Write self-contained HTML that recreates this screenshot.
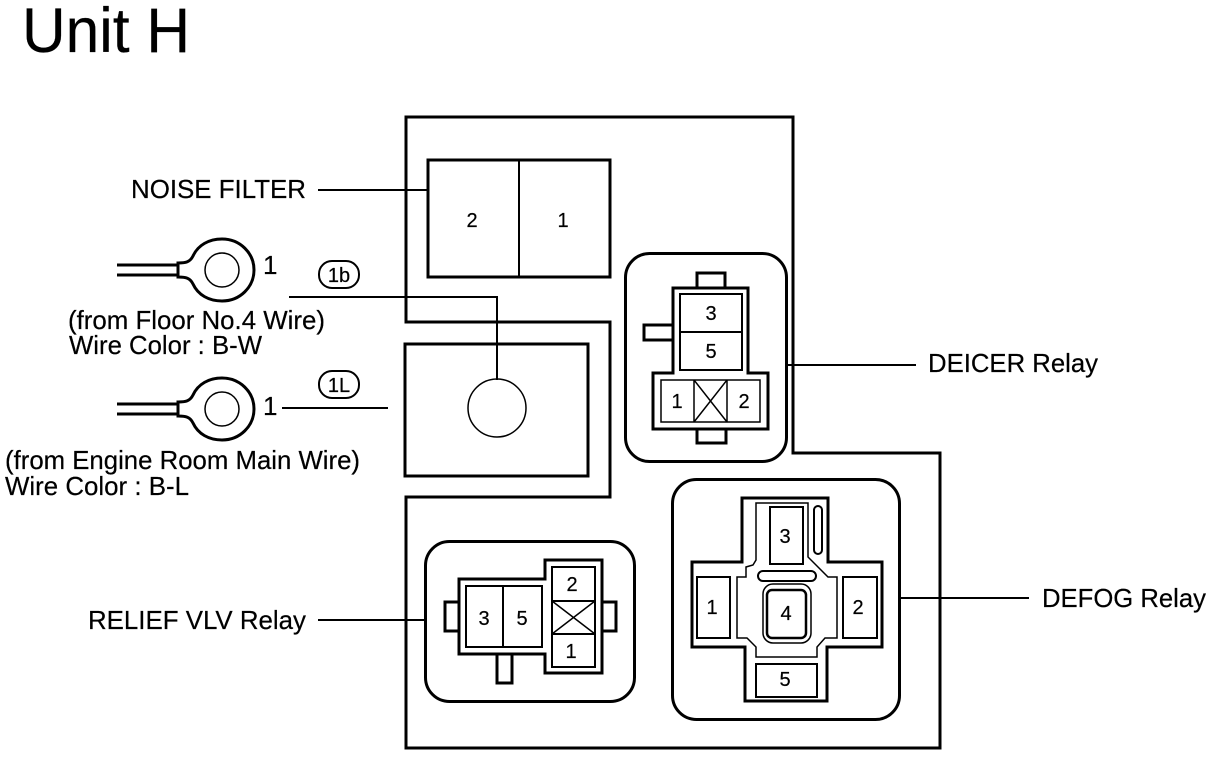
<!DOCTYPE html>
<html><head><meta charset="utf-8"><style>
html,body{margin:0;padding:0;background:#fff}
svg{display:block}
text{font-family:"Liberation Sans",sans-serif;fill:#000;stroke:#000;stroke-width:.2}
.l{font-size:26px}
.n{font-size:20px;text-anchor:middle}
.s{font-size:20px;text-anchor:middle}
</style></head><body>
<svg width="1216" height="760" viewBox="0 0 1216 760" xmlns="http://www.w3.org/2000/svg">
<rect width="1216" height="760" fill="#fff"/>
<text x="22" y="52" font-size="63" textLength="168" lengthAdjust="spacingAndGlyphs">Unit H</text>

<g fill="none" stroke="#000" stroke-width="3">
<path d="M406 117H793V453H940V748H406V497H610V322H406Z"/>
<path d="M428 160H610V277H428Z"/>
<path d="M405 344H588V476H405Z"/>
</g>
<g fill="none" stroke="#000" stroke-width="2">
<path d="M519 160V277"/>
<circle cx="497" cy="408" r="29" stroke-width="1.5"/>
<path d="M289 297H497V380"/>
<path d="M318 190H428"/>
<path d="M282 408H388"/>
<path d="M787 365H916"/>
<path d="M900 598H1029"/>
<path d="M318 620H426"/>
</g>
<text class="s" x="472" y="227">2</text>
<text class="s" x="563" y="227">1</text>

<!-- Labels -->
<text class="l" x="131" y="198" textLength="175" lengthAdjust="spacingAndGlyphs">NOISE FILTER</text>
<text class="l" x="928" y="372" textLength="170" lengthAdjust="spacingAndGlyphs">DEICER Relay</text>
<text class="l" x="1042" y="607" textLength="164" lengthAdjust="spacingAndGlyphs">DEFOG Relay</text>
<text class="l" x="88" y="629" textLength="218" lengthAdjust="spacingAndGlyphs">RELIEF VLV Relay</text>
<text class="l" x="68" y="329" textLength="257" lengthAdjust="spacingAndGlyphs">(from Floor No.4 Wire)</text>
<text class="l" x="69" y="354" textLength="193" lengthAdjust="spacingAndGlyphs">Wire Color : B-W</text>
<text class="l" x="5" y="469" textLength="355" lengthAdjust="spacingAndGlyphs">(from Engine Room Main Wire)</text>
<text class="l" x="5" y="495" textLength="184" lengthAdjust="spacingAndGlyphs">Wire Color : B-L</text>
<text class="l" x="263" y="274">1</text>
<text class="l" x="263" y="415">1</text>

<!-- Callouts -->
<g fill="none" stroke="#000" stroke-width="2">
<rect x="319" y="261" width="40" height="27" rx="13"/>
<rect x="319" y="371" width="40" height="27" rx="13"/>
</g>
<text x="339" y="282" font-size="20" text-anchor="middle">1b</text>
<text x="339" y="392" font-size="20" text-anchor="middle">1L</text>

<!-- Ring terminals -->
<g fill="none" stroke="#000">
<g id="t1">
<path d="M117 265H178M117 275H178" stroke-width="3"/>
<path d="M178 263C186 263 190 262 193 256C198 245 209 239 222 239C240 239 254 253 254 270C254 287 240 301 222 301C209 301 198 295 193 284C190 278 186 277 178 277Z" stroke-width="3"/>
<circle cx="222" cy="270" r="17" stroke-width="1.5"/>
</g>
<g transform="translate(0,139)">
<path d="M117 265H178M117 275H178" stroke-width="3"/>
<path d="M178 263C186 263 190 262 193 256C198 245 209 239 222 239C240 239 254 253 254 270C254 287 240 301 222 301C209 301 198 295 193 284C190 278 186 277 178 277Z" stroke-width="3"/>
<circle cx="222" cy="270" r="17" stroke-width="1.5"/>
</g>
</g>

<!-- DEICER relay -->
<g fill="none" stroke="#000">
<rect x="625.5" y="253.5" width="161" height="208" rx="24" stroke-width="3"/>
<path d="M697 288V273H725V288M673 325H644V340H673M697 429V443H726V429" stroke-width="3"/>
<path d="M673 288H748V373H768V429H653V373H673Z" stroke-width="3" fill="#fff"/>
<rect x="680" y="294" width="62" height="76" stroke-width="2"/>
<path d="M680 332H742" stroke-width="2"/>
<rect x="661" y="380" width="99" height="42" stroke-width="1.5"/>
<path d="M694 380V422M727 380V422M694 380L727 422M727 380L694 422" stroke-width="1.5"/>
</g>
<text class="n" x="711" y="320">3</text>
<text class="n" x="711" y="358">5</text>
<text class="n" x="677" y="408">1</text>
<text class="n" x="744" y="408">2</text>

<!-- RELIEF relay -->
<g fill="none" stroke="#000">
<rect x="425.5" y="541.5" width="209" height="160" rx="24" stroke-width="3"/>
<path d="M459 602H445V631H459M602 602H616V631H602M497 654V683H512V654" stroke-width="3"/>
<path d="M459 579H545V560H602V673H545V654H459Z" stroke-width="3" fill="#fff"/>
<rect x="466" y="586" width="76" height="61" stroke-width="2"/>
<path d="M503 586V647" stroke-width="2"/>
<rect x="552" y="567" width="43" height="100" stroke-width="2"/>
<path d="M552 601H595M552 634H595" stroke-width="2"/>
<path d="M552 601L595 634M595 601L552 634" stroke-width="1.5"/>
</g>
<text class="n" x="484" y="625">3</text>
<text class="n" x="522" y="625">5</text>
<text class="n" x="572" y="591">2</text>
<text class="n" x="571" y="658">1</text>

<!-- DEFOG relay -->
<g fill="none" stroke="#000">
<rect x="672.5" y="479.5" width="227" height="240" rx="24" stroke-width="3"/>
<path d="M742 498H828V562H882V647H827V701H745V647H692V562H742Z" stroke-width="3"/>
<path d="M756 503H808V557L828 577H837V638H825L817 647V657H756V647L747 638H737V577H746V567L753 565L756 560Z" stroke-width="1.5"/>
<g stroke-width="2">
<rect x="697" y="577" width="33" height="61"/>
<rect x="843" y="577" width="34" height="61"/>
<rect x="770" y="507" width="33" height="57"/>
<rect x="756" y="664" width="61" height="33"/>
<rect x="758" y="571" width="58" height="10" rx="5"/>
<rect x="814" y="506" width="8" height="48" rx="4"/>
<rect x="763" y="584" width="48" height="59" rx="10" stroke-width="1.5"/>
<rect x="767" y="590" width="39" height="48" rx="5" stroke-width="2.5"/>
</g>
</g>
<text class="n" x="785" y="543">3</text>
<text class="n" x="712" y="614">1</text>
<text class="n" x="858" y="614">2</text>
<text class="n" x="786" y="620">4</text>
<text class="n" x="785" y="686">5</text>
</svg>
</body></html>
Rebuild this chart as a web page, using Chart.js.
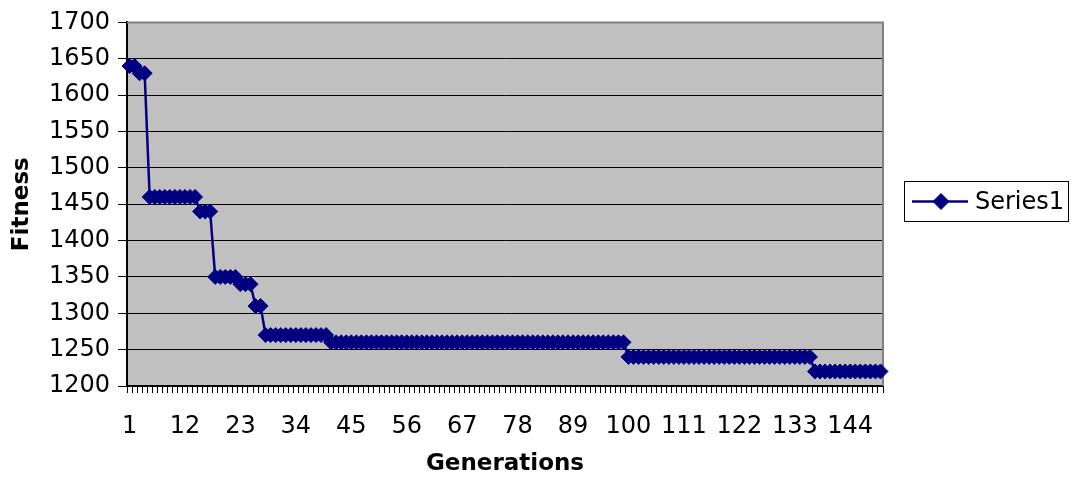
<!DOCTYPE html>
<html>
<head>
<meta charset="utf-8">
<script src="https://cdn.jsdelivr.net/npm/chart.js@4/dist/chart.umd.min.js"></script>
<style>
  html, body { margin: 0; padding: 0; background: #ffffff; }
  #wrap { width: 1073px; height: 478px; position: relative; }
</style>
</head>
<body>
<div id="wrap"><canvas id="c" width="1073" height="478"></canvas></div>
<script>
// ---- data ----
const generations = Array.from({ length: 150 }, (_, i) => String(i + 1));
const fitness = [
  1640, 1640, 1630, 1630,
  1460, 1460, 1460, 1460, 1460, 1460, 1460, 1460, 1460, 1460,
  1440, 1440, 1440,
  1350, 1350, 1350, 1350, 1350,
  1340, 1340, 1340,
  1310, 1310,
  1270, 1270, 1270, 1270, 1270, 1270, 1270, 1270, 1270, 1270, 1270, 1270, 1270,
  1260, 1260, 1260, 1260, 1260, 1260, 1260, 1260, 1260, 1260,
  1260, 1260, 1260, 1260, 1260, 1260, 1260, 1260, 1260, 1260,
  1260, 1260, 1260, 1260, 1260, 1260, 1260, 1260, 1260, 1260,
  1260, 1260, 1260, 1260, 1260, 1260, 1260, 1260, 1260, 1260,
  1260, 1260, 1260, 1260, 1260, 1260, 1260, 1260, 1260, 1260,
  1260, 1260, 1260, 1260, 1260, 1260, 1260, 1260, 1260,
  1240, 1240, 1240, 1240, 1240, 1240, 1240, 1240, 1240, 1240,
  1240, 1240, 1240, 1240, 1240, 1240, 1240, 1240, 1240, 1240,
  1240, 1240, 1240, 1240, 1240, 1240, 1240, 1240, 1240, 1240,
  1240, 1240, 1240, 1240, 1240, 1240, 1240,
  1220, 1220, 1220, 1220, 1220, 1220, 1220, 1220, 1220, 1220,
  1220, 1220, 1220, 1220
];
const xTickLabels = ['1', '12', '23', '34', '45', '56', '67', '78', '89', '100', '111', '122', '133', '144'];
const yMin = 1200, yMax = 1700, yStep = 50;
const seriesName = 'Series1';
const xTitle = 'Generations';
const yTitle = 'Fitness';

const FONT = "'DejaVu Sans', Verdana, sans-serif";
const NAVY = '#000080';

const plotDecor = {
  id: 'plotDecor',
  beforeDraw(chart) {
    const { ctx, chartArea: a } = chart;
    ctx.save();
    ctx.fillStyle = '#c0c0c0';
    ctx.fillRect(a.left, a.top, a.right - a.left, a.bottom - a.top);
    ctx.restore();
  },
  beforeDatasetsDraw(chart) {
    const { ctx, chartArea: a } = chart;
    ctx.save();
    ctx.strokeStyle = '#808080';
    ctx.lineWidth = 2;
    ctx.beginPath();
    ctx.moveTo(a.left, a.top);
    ctx.lineTo(a.right, a.top);
    ctx.lineTo(a.right, a.bottom);
    ctx.stroke();
    ctx.restore();
  },
  afterDraw(chart) {
    const { ctx } = chart;
    ctx.save();
    // legend box
    ctx.strokeStyle = '#000000';
    ctx.lineWidth = 1;
    ctx.strokeRect(904.5, 181.5, 164, 40);
    ctx.strokeStyle = NAVY;
    ctx.lineWidth = 2.5;
    ctx.beginPath();
    ctx.moveTo(912, 201.5);
    ctx.lineTo(968, 201.5);
    ctx.stroke();
    ctx.fillStyle = NAVY;
    ctx.strokeStyle = NAVY;
    ctx.lineWidth = 1;
    Chart.helpers.drawPoint(ctx, { pointStyle: 'rectRot', radius: 8, rotation: 0, borderWidth: 1 }, 941, 201.5);
    ctx.fillStyle = '#000000';
    ctx.font = '24px ' + FONT;
    ctx.textBaseline = 'middle';
    ctx.textAlign = 'left';
    ctx.fillText(seriesName, 975, 203);
    ctx.restore();
  }
};

new Chart(document.getElementById('c'), {
  type: 'line',
  data: {
    labels: generations,
    datasets: [{
      label: seriesName,
      data: fitness,
      borderColor: NAVY,
      backgroundColor: NAVY,
      borderWidth: 2.5,
      pointStyle: 'rectRot',
      pointRadius: 7.5,
      pointBorderWidth: 1,
      pointBackgroundColor: NAVY,
      pointBorderColor: NAVY,
      tension: 0,
      fill: false
    }]
  },
  options: {
    responsive: false,
    animation: false,
    devicePixelRatio: 1,
    layout: { padding: { left: 0, top: 17, right: 190, bottom: 0 } },
    plugins: {
      legend: { display: false },
      tooltip: { enabled: false }
    },
    scales: {
      x: {
        type: 'category',
        offset: true,
        afterFit(s) { s.height = 92; },
        grid: {
          offset: true,
          drawOnChartArea: false,
          drawTicks: true,
          tickLength: 7,
          color: '#000000',
          lineWidth: 1
        },
        border: { display: true, color: '#000000', width: 2 },
        ticks: {
          autoSkip: false,
          maxRotation: 0,
          minRotation: 0,
          padding: 19,
          color: '#000000',
          font: { family: FONT, size: 24 },
          callback(value, index) {
            const lab = this.getLabelForValue(value);
            return xTickLabels.includes(lab) ? lab : '';
          }
        },
        title: {
          display: true,
          text: xTitle,
          color: '#000000',
          font: { family: FONT, size: 23, weight: 'bold' },
          padding: { top: 0, bottom: 0 }
        }
      },
      y: {
        min: yMin,
        max: yMax,
        afterFit(s) { s.width = 127; },
        ticks: {
          stepSize: yStep,
          padding: 8,
          color: '#000000',
          font: { family: FONT, size: 24 },
          callback(value) { return String(value); }
        },
        grid: {
          color: '#000000',
          lineWidth: 1,
          drawTicks: true,
          tickLength: 9
        },
        border: { display: true, color: '#000000', width: 2 },
        title: {
          display: true,
          text: yTitle,
          color: '#000000',
          font: { family: FONT, size: 23, weight: 'bold' },
          padding: { top: 8, bottom: 0 }
        }
      }
    }
  },
  plugins: [plotDecor]
});
</script>
</body>
</html>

* Exercise directions *
All lines above starting at the one with "Rebuild this chart" and ending at the one with "const NAVY = '#000080';", inclusive, are to be printed again exactly, with the pictures left out.

* Correct output *
Rebuild this chart as a web page, using Chart.js.
<!DOCTYPE html>
<html>
<head>
<meta charset="utf-8">
<script src="https://cdn.jsdelivr.net/npm/chart.js@4/dist/chart.umd.min.js"></script>
<style>
  html, body { margin: 0; padding: 0; background: #ffffff; }
  #wrap { width: 1073px; height: 478px; position: relative; }
</style>
</head>
<body>
<div id="wrap"><canvas id="c" width="1073" height="478"></canvas></div>
<script>
// ---- data ----
const generations = Array.from({ length: 150 }, (_, i) => String(i + 1));
const fitness = [
  1640, 1640, 1630, 1630,
  1460, 1460, 1460, 1460, 1460, 1460, 1460, 1460, 1460, 1460,
  1440, 1440, 1440,
  1350, 1350, 1350, 1350, 1350,
  1340, 1340, 1340,
  1310, 1310,
  1270, 1270, 1270, 1270, 1270, 1270, 1270, 1270, 1270, 1270, 1270, 1270, 1270,
  1260, 1260, 1260, 1260, 1260, 1260, 1260, 1260, 1260, 1260,
  1260, 1260, 1260, 1260, 1260, 1260, 1260, 1260, 1260, 1260,
  1260, 1260, 1260, 1260, 1260, 1260, 1260, 1260, 1260, 1260,
  1260, 1260, 1260, 1260, 1260, 1260, 1260, 1260, 1260, 1260,
  1260, 1260, 1260, 1260, 1260, 1260, 1260, 1260, 1260, 1260,
  1260, 1260, 1260, 1260, 1260, 1260, 1260, 1260, 1260,
  1240, 1240, 1240, 1240, 1240, 1240, 1240, 1240, 1240, 1240,
  1240, 1240, 1240, 1240, 1240, 1240, 1240, 1240, 1240, 1240,
  1240, 1240, 1240, 1240, 1240, 1240, 1240, 1240, 1240, 1240,
  1240, 1240, 1240, 1240, 1240, 1240, 1240,
  1220, 1220, 1220, 1220, 1220, 1220, 1220, 1220, 1220, 1220,
  1220, 1220, 1220, 1220
];
const xTickLabels = ['1', '12', '23', '34', '45', '56', '67', '78', '89', '100', '111', '122', '133', '144'];
const yMin = 1200, yMax = 1700, yStep = 50;
const seriesName = 'Series1';
const xTitle = 'Generations';
const yTitle = 'Fitness';

const FONT = "'DejaVu Sans', Verdana, sans-serif";
const NAVY = '#000080';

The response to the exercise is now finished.